As expected the mulloway action at Salt Creek has definitely picked up over the last month seeing plenty of quality fish hit the sand. While I haven't heard of any true monsters in the 50lb+ range myself, there has been excellent numbers of quality fish in the 20-40lb range.

Small bronze whalers and average-sized gummy sharks have been plentiful and should continue for the remaining of the warm weather. Expect to see some large school sharks in the 5-6ft range arrive shortly.

School sharks can make quick work off heavy mono, so I'd recommend adding 100-150lb wire trace to the tackle bag if planning on a trip to these waters in the coming months.


Snapper will be a major draw card for anglers visiting these waters in the coming month or so as February/March are renowned reliable snapper months for this area. Fish can be found in very shallow water hanging around kelp beds adjacent to a pebbly bottom.

Large king George whiting upwards of 50cm can be found using this same technique. High tides and low light accompanied by some light tackle should see you bring some consistent results home to feed the family.

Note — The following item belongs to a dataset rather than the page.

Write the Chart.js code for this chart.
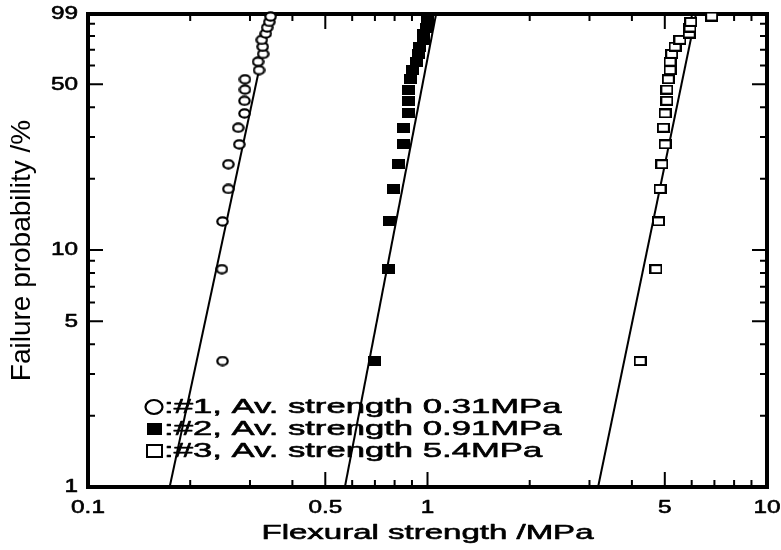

This time of year is a good time to spend the afternoon on one of the many beaches provided between Robe and Canunda, also targeting snapper. Again finding areas that consist of kelp weed, broken bottom or visible reef will be the best areas to target.

Try using the ever-helpful Google Earth to find your next fishy location. It's surprising how well you can zoom in on gutters and pinpoint new areas to target.


Port MacDonnell is well known for its offshore fishing and this time of year is a favourite of many anglers. First reports of the blue fin tuna should not be far away, if they haven't already started by now. Usually the first schools that arrive are in a better size class averaging around 30-40kg. Keep a close ear out if you want to get into the bigger sized fish as they usually don't last long.

Blue fin tuna are also usually found close to shore in 40-60m of water giving smaller vessel owners a sporting chance. As always, anglers that are appropriately equipped and put in the hours can expect to tangle with barrels in the 100kg+ range.

Albacore should also be in good numbers early in the season. They are a great tasty by-catch that give tuna a run for their money in the eating department.

Usually where you find tuna you find mako sharks, and the South West is no exception. These feisty looking critters are a serious sports fish and put on a show for South West anglers every tuna season. It's not uncommon to hear of makos in the 150-200kg range landed or at least hooked, but specimens in the 40-80kg range are much more common and are a great tasty meal at this size.


Again mulloway have been very quiet for this time of year, as I have only heard of one good fish around the 7kg mark landed in the last month. Plenty of undersized fish have been on the chew but the larger ones are living up to their elusive reputation.

Again bream and estuary perch have been the main target species for anglers concentrating their efforts on casting small minnows, soft plastics and surface lures. Both these species seem to spread far and wide through the system during the warmer months, so anywhere is just about worth a go. A well-known haunt to target both these fish is around Wilsons Hall, early mornings have been bringing best results.